Well, what I initially began this topic to address was that Walmart is becoming so large that it is unfairly driving out other businesses, who can't possibly compete.
I think big stores and chains are generally a good thing. It provides jobs and stability in their given industry. But it becomes a problem when they are so large that they are unfairly driving out competitors who offer reasonable prices, but can't possibly match the low prices of Walmart.
The "toy wars" that have killed FAO Schwarz, and have badly wounded Toys-R-Us are a good example.
Another example is the Walmart Superstores that are now gutting the grocery industry.
When an industry is driving DOWN the standard of living of its employees and pushing jobs out of the U.S., then it has arguably ceased to be good for the economy and the country.
When these conditions existed 100 years ago, anti-trust laws were established. As the initial article in my opening post points out (while also giving a balanced perspective to the pro-Walmart position) the government attitude now, under both Clinton and G.W. Bush, is much more pro-trust.
I feel the same way about Microsoft. In a way Microsoft was good, because it created a very universally used Windows operating system. But after that, they abused their power and used their power and leverage to suppress competition. And as the PBS report makes clear, a lot of high-wage Microsoft jobs are now in India as well.
In a way, I think if U.S. companies didn't offshore their manufacturing and high-tech jobs, they might have lost the business anyway, and then some other nation would have the business instead of U.S. companies, so having offshore business might be the only alternative to losing the business altogether.
But I can't help thinking that if either the Clinton or Bush administrations had said we won't permit this, that those millions of jobs would still be in the U.S.
If you allow one company in an industry to use cheap foreign labor, then all its competitors end up having to do the same. If they lost the incentive to offshore business, with tarriffs or other penalties, then they might be more inclined to stick with American labor and not start a price war that forces all competing manufacturers to use third-world labor.

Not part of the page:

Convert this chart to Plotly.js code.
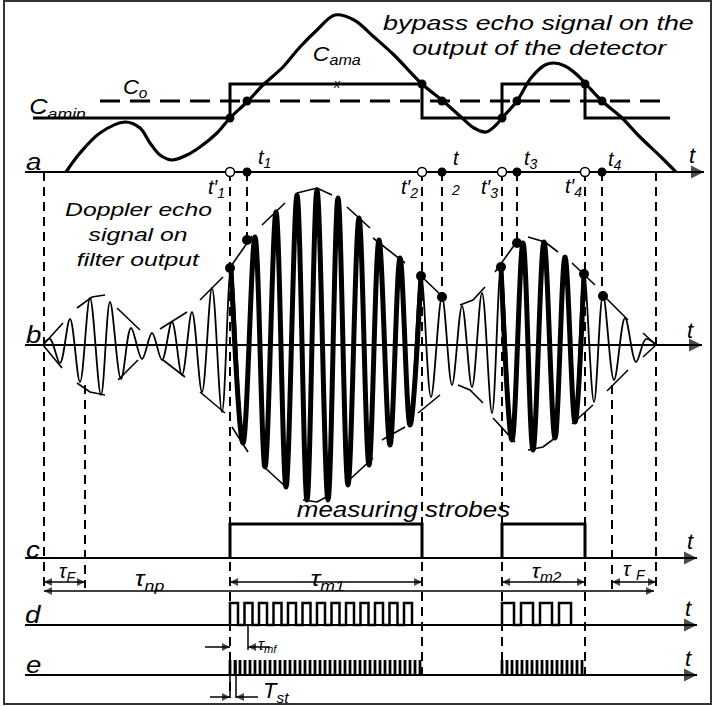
<!DOCTYPE html>
<html><head><meta charset="utf-8">
<script src="https://cdn.plot.ly/plotly-3.0.1.min.js"></script>
<style>html,body{margin:0;padding:0;background:#fff;}#chart{width:714px;height:706px;}</style>
</head><body><div id="chart"></div>
<script>
// ================= DATA =================
// time axis in schematic units; amplitudes measured above each panel's zero line
// (a) bypass echo signal at detector output
const echoT = [66, 80, 100, 125, 140, 150, 160, 172, 187, 200, 217, 230, 248, 263, 283, 300, 317, 335, 354, 374, 394, 422, 443, 461, 474, 486, 496, 502, 517, 531, 545, 554, 565, 575, 585, 602, 621, 640, 660, 676];
const echoA = [0, 19, 39, 50, 44, 29, 17, 12, 17, 25, 39, 54, 71, 87, 105, 125, 142, 157, 152, 135, 117, 88, 71, 55, 44, 40, 47, 54, 71, 94, 107, 109, 106, 99, 89, 71, 55, 35, 16, 0];
const levelCamin = 54, levelCama = 88, levelCo = 71;
const thresholdSpan = [33, 670];
const coSpan = [100, 670];
const gateEdges = [230, 422, 502, 585];      // t'1, t'2, t'3, t'4
const crossT = [247, 442, 517, 602];         // t1, t2, t3, t4
// (b) Doppler echo signal on filter output: successive extrema
const dopT = [43, 50, 60, 70, 80, 90, 101, 110, 121, 131, 142, 152, 162, 172, 182, 192, 202, 212, 222, 231, 243, 255, 265, 276, 286, 297, 307, 317, 328, 338, 348, 359, 369, 379, 390, 400, 410, 421, 431, 442, 452, 462, 472, 482, 492, 501, 512, 523, 533, 544, 555, 565, 575, 584, 594, 603, 614, 625, 636, 646, 656];
const dopA = [0, 6, -18, 26, -37, 47, -50, 43, -34, 17, -14, 12, -15, 23, -30, 33, -47, 57, -67, 77, -98, 108, -122, 133, -142, 150, -155, 155, -155, 147, -140, 127, -120, 105, -100, 87, -80, 70, -52, 48, -40, 39, -42, 52, -68, 78, -95, 102, -105, 103, -93, 88, -77, 72, -57, 50, -35, 27, -17, 6, 0];
// envelope tangents (null separates pieces)
const envT = [43,63,null,43,62,null,77,92,105,null,77,90,105,null,117,140,null,118,138,null,160,187,null,163,185,null,200,223,null,200,225,null,
  229,252,null,262,285,null,297,317,332,null,347,370,null,373,405,null,420,445,null,232,248,null,262,287,null,303,317,330,null,347,373,null,382,405,null,418,440,null,
  460,473,485,null,458,470,483,null,495,518,null,493,515,null,528,545,558,null,572,595,null,603,628,null,528,543,555,null,572,593,null,607,628,null,643,656,null,643,656];
const envA = [0,22,null,0,-23,null,37,48,50,null,-38,-47,-50,null,37,15,null,-35,-15,null,16,33,null,-15,-32,null,45,68,null,-47,-68,null,
  76,109,null,120,142,null,152,157,150,null,138,117,null,107,82,null,70,46,null,-82,-107,null,-120,-143,null,-155,-157,-150,null,-137,-113,null,-95,-82,null,-68,-50,null,
  40,45,58,null,-40,-45,-58,null,73,105,null,-73,-97,null,108,103,93,null,82,60,null,50,25,null,-105,-102,-93,null,-79,-60,null,-46,-25,null,12,0,null,-12,0];
const dopDotT = [230, 247, 421, 442, 501, 517, 584, 603];
const dopDotA = [77, 105, 69, 48, 78, 102, 71, 49];
// (c)-(e) strobes and pulse trains
const strobeA = 34;
const filterT = [44, 85, 612, 656];          // tau_F intervals
const mfPeriod = [14.5, 19], mfWidth = [8, 12], mfA = 22;  // modulation pulses (d), per strobe
const stPeriod = 5, stA = 15;                // strobe pulses (e)

// ================= LAYOUT CONSTANTS =================
const base = {a: 172, b: 345, c: 558, d: 625, e: 675};
const K = '#000';
const FONT = 'Liberation Sans, Arial, sans-serif';

const Y = (b, arr) => arr.map(v => v === null ? null : base[b] - v);
const traces = [];
const line = (x, y, w, extra) => traces.push(Object.assign({type:'scatter', mode:'lines', x, y, line:{color:K, width:w}, hoverinfo:'skip'}, extra||{}));

// dashed guide lines
const guides = [
  [filterT[0],172,592],[filterT[1],385,588],[gateEdges[0],172,698],[crossT[0],172,240],
  [gateEdges[1],172,676],[crossT[1],172,297],[gateEdges[2],172,676],[crossT[2],172,243],
  [gateEdges[3],172,676],[crossT[3],172,296],[filterT[2],385,590],[filterT[3],172,592]];
{
  const gx = [], gy = [];
  guides.forEach(g => { gx.push(g[0], g[0], null); gy.push(g[1], g[2], null); });
  line(gx, gy, 2, {line:{color:K, width:2, dash:'9px,6px'}});
}
// (a) thresholds
{
  const sx = [thresholdSpan[0]], sa = [levelCamin];
  for (let i = 0; i < gateEdges.length; i += 2) {
    sx.push(gateEdges[i], gateEdges[i], gateEdges[i+1], gateEdges[i+1]);
    sa.push(levelCamin, levelCama, levelCama, levelCamin);
  }
  sx.push(thresholdSpan[1]); sa.push(levelCamin);
  line(sx, Y('a', sa), 3);
  line(coSpan, Y('a', [levelCo, levelCo]), 3, {line:{color:K, width:3, dash:'20px,10px'}});
}
line(echoT, Y('a', echoA), 3.2, {line:{color:K, width:3.2, shape:'spline', smoothing:1}});
// (b) oscillation
line(dopT, Y('b', dopA), 1.8, {line:{color:K, width:1.8, shape:'spline', smoothing:1}});
{
  const tx = [], ta = [];
  for (let i = 0; i < gateEdges.length; i += 2) {
    dopT.forEach((t, k) => { if (t >= gateEdges[i]-2 && t <= gateEdges[i+1]+1) { tx.push(t); ta.push(dopA[k]); } });
    tx.push(null); ta.push(null);
  }
  line(tx, Y('b', ta), 5, {line:{color:K, width:5, shape:'spline', smoothing:1}});
}
line(envT, Y('b', envA), 1.6);
// (c) strobes
{
  const sx = [], sa = [];
  for (let i = 0; i < gateEdges.length; i += 2) {
    sx.push(gateEdges[i], gateEdges[i], gateEdges[i+1], gateEdges[i+1], null);
    sa.push(0, strobeA, strobeA, 0, null);
  }
  line(sx, Y('c', sa), 3);
}
// (d) modulation pulses
{
  const x = [], a = [];
  for (let i = 0; i < gateEdges.length; i += 2) {
    const P = mfPeriod[i/2], W = mfWidth[i/2];
    for (let t = gateEdges[i]; t + W <= gateEdges[i+1] + 0.01; t += P) { x.push(t, t, t + W, t + W); a.push(0, mfA, mfA, 0); }
    x.push(null); a.push(null);
  }
  line(x, Y('d', a), 2.5);
}
// (e) strobe pulses (narrow spikes)
{
  const x = [], a = [];
  for (let i = 0; i < gateEdges.length; i += 2) {
    for (let t = gateEdges[i]; t <= gateEdges[i+1] + 0.01; t += stPeriod) { x.push(t, t, null); a.push(0, stA, null); }
  }
  line(x, Y('e', a), 2.8);
}
// small solid markers of tau_mf and T_st
line([crossT[0] + 1, crossT[0] + 1], [base.d, base.d + 25], 1.5);
line([gateEdges[0] + 6, gateEdges[0] + 6, null, gateEdges[0], gateEdges[0]], [base.e - 15, base.e + 23, null, base.e, base.e + 23], 1.5);

// ---- axes and dimension arrows: shafts as lines, heads as arrow markers ----
const shafts = {x: [], y: []}, heads = {x: [], y: [], s: [], z: []};
function arrowLine(x0, x1, y, size, leftHead, rightHead) {
  shafts.x.push(x0, x1, null); shafts.y.push(y, y, null);
  if (leftHead) { heads.x.push(x0); heads.y.push(y); heads.s.push('arrow-left'); heads.z.push(size); }
  if (rightHead) { heads.x.push(x1); heads.y.push(y); heads.s.push('arrow-right'); heads.z.push(size); }
}
const axisTip = {a: 704, b: 702, c: 697, d: 697, e: 697};
Object.keys(base).forEach(p => arrowLine(25, axisTip[p], base[p], 13, false, true));
line(shafts.x.splice(0), shafts.y.splice(0), 2);
arrowLine(filterT[0], filterT[1], 582, 8, true, true);
arrowLine(gateEdges[0], gateEdges[1], 582, 8, true, true);
arrowLine(gateEdges[2], gateEdges[3], 582, 8, true, true);
arrowLine(filterT[2], filterT[3], 582, 8, true, true);
arrowLine(filterT[0], 654, 591, 8, true, true);
arrowLine(205, gateEdges[0], 647, 8, false, true);
arrowLine(crossT[0] + 1, 270, 647, 8, true, false);
arrowLine(210, gateEdges[0], 697, 8, false, true);
arrowLine(gateEdges[0] + 6, 258, 697, 8, true, false);
line(shafts.x, shafts.y, 1.5);
traces.push({type:'scatter', mode:'markers', x: heads.x, y: heads.y, marker:{symbol: heads.s, size: heads.z, color: K, line:{width:0}}, hoverinfo:'skip'});

// dots (a) and (b)
{
  const lv = [levelCamin, levelCama, levelCamin, levelCama];
  traces.push({type:'scatter', mode:'markers', x: gateEdges.concat(crossT), y: Y('a', lv.concat(crossT.map(()=>levelCo))),
    marker:{color:K, size:9}, hoverinfo:'skip'});
  traces.push({type:'scatter', mode:'markers', x: crossT, y: Y('a', crossT.map(()=>0)), marker:{color:K, size:9}, hoverinfo:'skip'});
  traces.push({type:'scatter', mode:'markers', x: gateEdges, y: Y('a', gateEdges.map(()=>0)), marker:{color:'#fff', size:9, line:{color:K, width:1.5}}, hoverinfo:'skip'});
  traces.push({type:'scatter', mode:'markers', x: dopDotT, y: Y('b', dopDotA), marker:{color:K, size:10}, hoverinfo:'skip'});
}

// ================= TEXT (annotations, italic via markup) =================
const ann = [];
const stretch = [];
function txt(text, x, y, size, sx) {
  ann.push({text: '<i>' + text + '</i>', x, y, xref:'x', yref:'y', showarrow:false, xanchor:'center', yanchor:'middle',
    font:{family:FONT, size, color:K}});
  stretch.push(sx || 1);
}
txt('bypass echo signal on the', 538, 22, 21, 1.28);
txt('output of the detector', 539, 47, 21, 1.28);
txt('Doppler echo', 138, 209, 19, 1.3);
txt('signal on', 138, 234, 19, 1.3);
txt('filter output', 138, 259, 19, 1.3);
txt('measuring strobes', 403, 509, 22, 1.18);
txt('C<sub>amin</sub>', 57, 108, 22, 1.15);
txt('C<sub>o</sub>', 135, 88, 20, 1.1);
txt('C<sub>ama</sub>', 337, 55, 20, 1.15);
txt('x', 337, 84, 12);
txt('t<sub>1</sub>', 264, 158, 20);
txt('t′<sub>1</sub>', 216, 188, 20);
txt('t′<sub>2</sub>', 409, 188, 20);
txt('t', 456, 158, 20);
txt('2', 455, 190, 14);
txt('t′<sub>3</sub>', 489, 188, 20);
txt('t<sub>3</sub>', 531, 159, 20);
txt('t′<sub>4</sub>', 573, 187, 20);
txt('t<sub>4</sub>', 615, 160, 20);
[['a',155,692],['b',330,690],['c',541,690],['d',608,688],['e',658,688]].forEach(([p, y, x]) => txt('t', x, y, 22));
[['a',161],['b',334],['c',549],['d',614],['e',664]].forEach(([p, y]) => txt(p, 33, y, 24, 1.15));
txt('τ<sub>F</sub>', 67, 572, 20);
txt('τ<sub>np</sub>', 150, 580, 22, 1.15);
txt('τ<sub>m1</sub>', 328, 580, 22, 1.15);
txt('τ<sub>m2</sub>', 546, 572, 20, 1.1);
txt('τ <sub>F</sub>', 634, 570, 20);
txt('τ<sub>mf</sub>', 268, 645, 16);
txt('T<sub>st</sub>', 276, 692, 22);

const layout = {
  width: 714, height: 706, margin:{l:0, r:0, t:0, b:0},
  paper_bgcolor:'#fff', plot_bgcolor:'#fff', showlegend:false,
  xaxis:{range:[0,714], visible:false, fixedrange:true},
  yaxis:{range:[706,0], visible:false, fixedrange:true},
  shapes:[{type:'rect', xref:'x', yref:'y', x0:4, x1:711, y0:1, y1:704, line:{color:'#333', width:2}}],
  annotations: ann
};
Plotly.newPlot('chart', traces, layout, {displayModeBar:false}).then(gd => {
  gd.querySelectorAll('g.annotation').forEach(g => {
    const i = +g.getAttribute('data-index');
    const s = stretch[i] || 1;
    if (s !== 1) {
      const t = g.querySelector('text.annotation-text');
      if (t) { t.style.transformBox = 'fill-box'; t.style.transformOrigin = 'center'; t.style.transform = 'scaleX(' + s + ')'; }
    }
  });
});
</script></body></html>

Something that should be enacted is a law that says if a company lays off American workers and takes thoose jobs overseas, they should be required to re-train laborers and high-tech workers so they can move to alternative in-demand jobs, instead of flipping burgers and stocking shelves at a fraction of their former wages.
I've seen documentaries about Europe's economy that show a greater investment in workers and industry, to insure when a major shift in industry occurs, their workforce isn't left to twist in the wind.